Casual anti-Semitism of the British middle class

Sometimes even the most seemingly insignificant anti-Israel statements reveal, by their complete irrationality, deep-rooted anti-Semitism. I want to recount two recent such statements - one in a newspaper and one I experienced personally.

The latter occurred in a pub in a middle class area of London. A highly intelligent upper-middle class gentleman had arranged an exhibition of local artists' work (including his own) there, and I ended up in a long conversation with him. I told him I was Jewish because we were discussing the use of religious images in art. The man, who described himself as a lapsed Catholic, said he had refused to hang a painting by another artist because it contained images of women in burkas and he said he felt this would be offensive to Muslims. I asked him why he felt it would be offensive and how such an attitude was consistent with the fact that his own displayed artwork contained graphic nudity. His only response was to say that he felt that it was not his job to offend Muslims. Perhaps feeling that the conversation was at this point getting too serious he decided to tell a joke. It was about a landlord having problems with some tenants in his flat and the police being called, leading to the following  'punchline':
Police: "Who are the occupiers?"
Landlord: "The Israelis of course!"
When I told him that the 'joke' was not only completely unfunny, but deeply offensive because it perpetuated a false stereotype about the Jewish nation he said he was shocked. "How could you possibly be offended by that joke.

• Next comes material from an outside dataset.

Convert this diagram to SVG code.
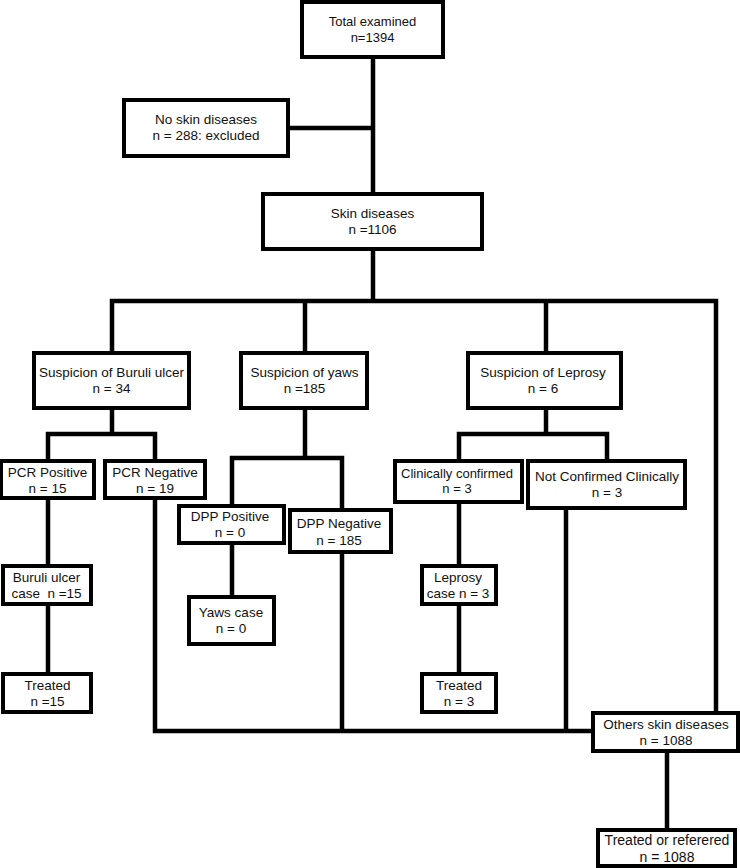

It was on a BBC show".

He did not realise the irony of his remarks and the fact that he had just made it clear how far he would go out of his way never to offend a Muslim, while thinking nothing of offending a Jew. In the subsequent conversation he asked if I was born in the UK and when I told him of course I was born in London, he said in that case I had no right to be offended by a joke like that.

The second example is from the Editorial here in yesterday's Evening Standard.

Evening Standard Editorial, 24 April 2013
Readers of this blog will know of the rampant and obsessive anti-Israel stance of this paper (see here, here and here), but in many respects this particular Editorial is pretty sensible. It is the insertion of the very small statement in relation to Israel that reveals - when you analyse it carefully - irrational contempt.  Al Qaeda's number one stated goal is to kill every Jew in the world. The Al Qaeda Syrian units have already started firing at Israel from the positions it has overran near the Golan Heights in Syria and its leadership has publicly stated that their first goal after defeating Assad will be to destroy Israel, hinting that they will use Syria's massive stockpile of chemical weapons to do this. There is some threat to the stability of Lebanon from an Al Qaeda takeover of Syria as the writer understands. But, unlike to Israel, this is not an existential threat. So does the writer show sympathy to Israel's concerns as he clearly does to Lebanon's and the peaceful people of Syria? No because whereas Lebanon is 'threatened by chaos' the only concern the writer has about Israel is its 'bellicose reaction'. From this read  "just because the Jihadists threaten Israel with extinction and just because they back this up with actual bombings, terrorist attacks and the potential use of chemical weapons, the thing we REALLY have to worry about is the disgraceful notion that Israel might actually takes steps to defend itself".

1 comment:

Anonymous said...

Anti-semitism will blow up democracy in Europe, or what's left of it anyway, if European governments do not immediately banish Radical Islam from their shores.

Unfortunately, the UK has always been filled with Anglo-Saxon Jew haters, and I, tragically, never, ever see that going away.